Primary signal: Free-to-paid conversion rate + paid retention.

Secondary signals:

  • Time to activation (reaching the "aha moment" in free tier)
  • PQL (product-qualified lead) conversion to paid
  • Team invites from individual users (virality coefficient)

PMF finding strategy:

  • The free tier must have genuine value — not a crippled trial
  • Track activation milestone (the action that predicts conversion)
  • Optimize activation before conversion — conversion optimizations don't work if nobody activates

After PMF: The Scaling Trap

Most companies that fail after PMF weren't ready to scale. They scaled the wrong thing.

The Scaling Trap

You have PMF with segment A. You hire sales and start selling to segment B. Segment B doesn't retain. NPS drops. Engineers chase segment B feature requests. Segment A users feel abandoned.

This is the most common way early-stage companies die after PMF.

What to Do After PMF

First 90 days after confirming PMF:

  1. Document your best customer profile in extreme detail
  2. Build the playbook to replicate the reference customer, not to expand the ICP
  3. Hire sales to replicate, not to expand
  4. Instrument everything — you need to know what's driving retention for every new cohort
  5. Don't launch new features. Remove friction from the path that's already working.

The expansion question: Only expand ICP when:

  • You can replicate the reference customer at 3x volume with same retention
  • CAC is declining (word of mouth in the reference segment)
  • You've exhausted density in the reference segment

Don't expand ICP to save the business. Expanding ICP when retention is declining is panic, not strategy.
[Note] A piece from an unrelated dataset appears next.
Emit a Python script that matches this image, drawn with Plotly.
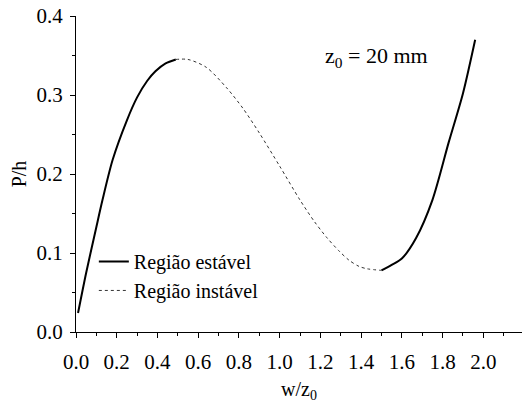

How to Know When PMF Is Slipping

PMF is not a binary state. It can degrade. Watch for:

Signal What's Happening Response
D30 retention declining across cohorts Product changes or market change are eroding value Run Sean Ellis test immediately. Interview churned users.
Sean Ellis score dropping Users less passionate about the product Feature gap opening. Competitive pressure.
NPS dropping for retained users Power users seeing degraded experience Product quality or performance issues.
Organic referral rate declining Satisfied users less enthusiastic Product becoming commoditized. Moat eroding.
Support tickets shifting from feature requests to bug reports Technical debt catching up Engineering quality investment needed.
Sales cycles lengthening ICP no longer self-evident. Positioning drift. Re-run positioning exercise. Sharpen ICP.

The PMF quarterly check: Run Sean Ellis test every quarter. Track D30 retention by cohort every month. Put both on the CPO dashboard. These are your vital signs.


Quick Reference

Test Threshold Frequency
Sean Ellis > 40% very disappointed Quarterly
D30 retention (B2B SaaS) > 40% Monthly (by cohort)
D30 retention (consumer) > 20% Monthly (by cohort)
D90 retention (B2B SaaS) > 45% Monthly (by cohort)
Organic signup % > 20% Monthly
NPS (retained users) > 40 Quarterly
DAU/MAU (if daily product) > 20% Weekly

Use scripts/pmf_scorer.py to run all dimensions together with weighted scoring.